Cependant, il a été initialement conçu pour la surveillance des terres. Bien que son orbite couvre toute la terre, les images ne sont pas collectées sur les grandes étendues océaniques. Les images ne sont disponibles que sur les zones côtières continentales et autour des îles. Il s’agit néanmoins d’une approche très intéressante qui donne des résultats prometteurs dans les zones couvertes.
Figure 3 : Exemple de détection de plastique sur une zone côtière à l’aide d’images Sentinel-2. Extrait des travaux du Plymouth Marine Laboratory.
Les programmes de satellites d’observation de la Terre sont principalement axés sur les terres. La couverture des océans se limite à l’observation de phénomènes globaux, avec une résolution relativement faible (~300m).
Des observations à plus haute résolution sont disponibles sur les zones côtières.
Cependant, la plupart des déchets plastiques sont déposés au fond des océans. Ils ne sont donc pas observables par les satellites. Ceux qui restent à la surface peuvent s’accumuler en amas visibles depuis l’espace.
L’observation depuis l’espace doit être considérée comme une solution complémentaire. Elle peut être utilisée pour détecter les déchets plastiques dans les zones côtières avant qu’ils ne soient déversés.

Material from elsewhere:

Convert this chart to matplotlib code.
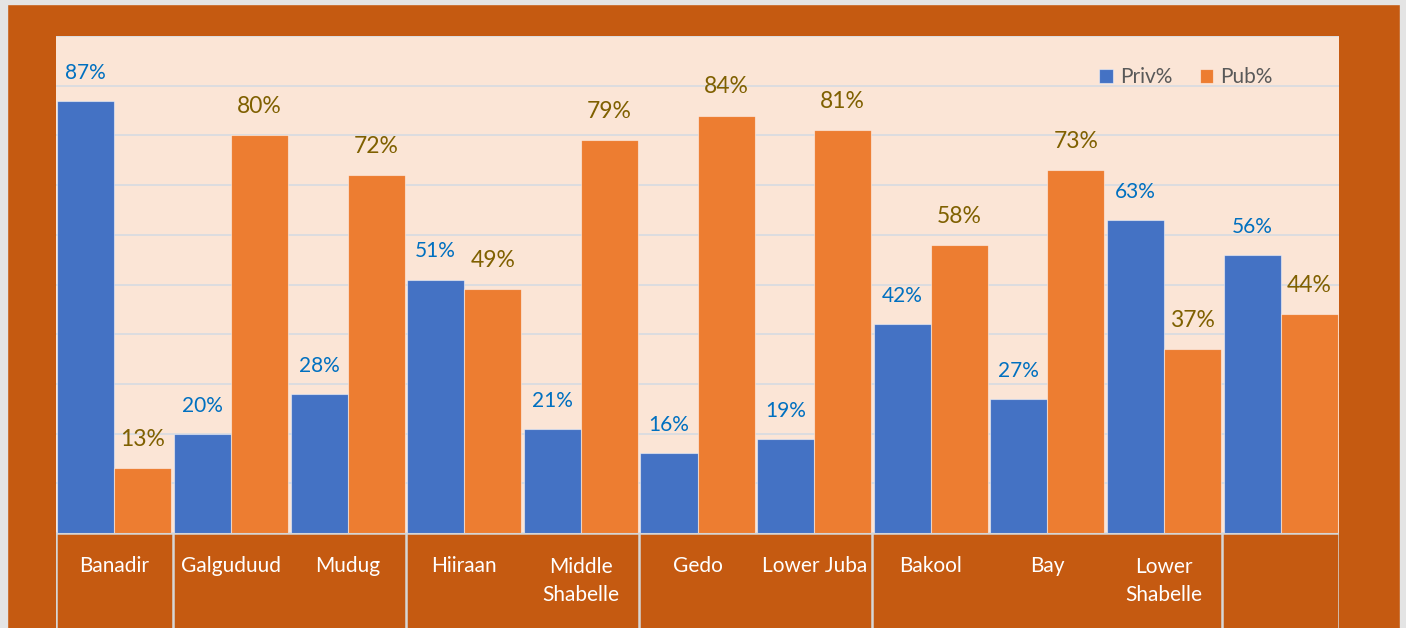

L’observation de la Terre est donc une source de données utile pour l’analyse des flux et les modèles de suivi des déchets. Elle offre une couverture spatiale large et systématique qui complète idéalement les observations in situ, plus précises mais locales et ponctuelles.
Enfin, il est important de ne pas cesser de réfléchir au rôle de l’observation spatiale dans la lutte contre la pollution des océans. En effet, les satellites évoluent, tout comme les outils d’observation. L’amélioration de la résolution pourrait permettre une observation plus fine des déchets plastiques dans les océans. Passer d’une résolution de 300 m à 20 m avec une couverture globale des océans serait une avancée majeure. Cela permettrait de positionner l’observation spatiale au centre des outils et moyens d’action durable sur les océans.
La mise en place de ce type de mission prend du temps, mais la crise du plastique dans les océans pourrait entraîner l’observation spatiale dans cette voie.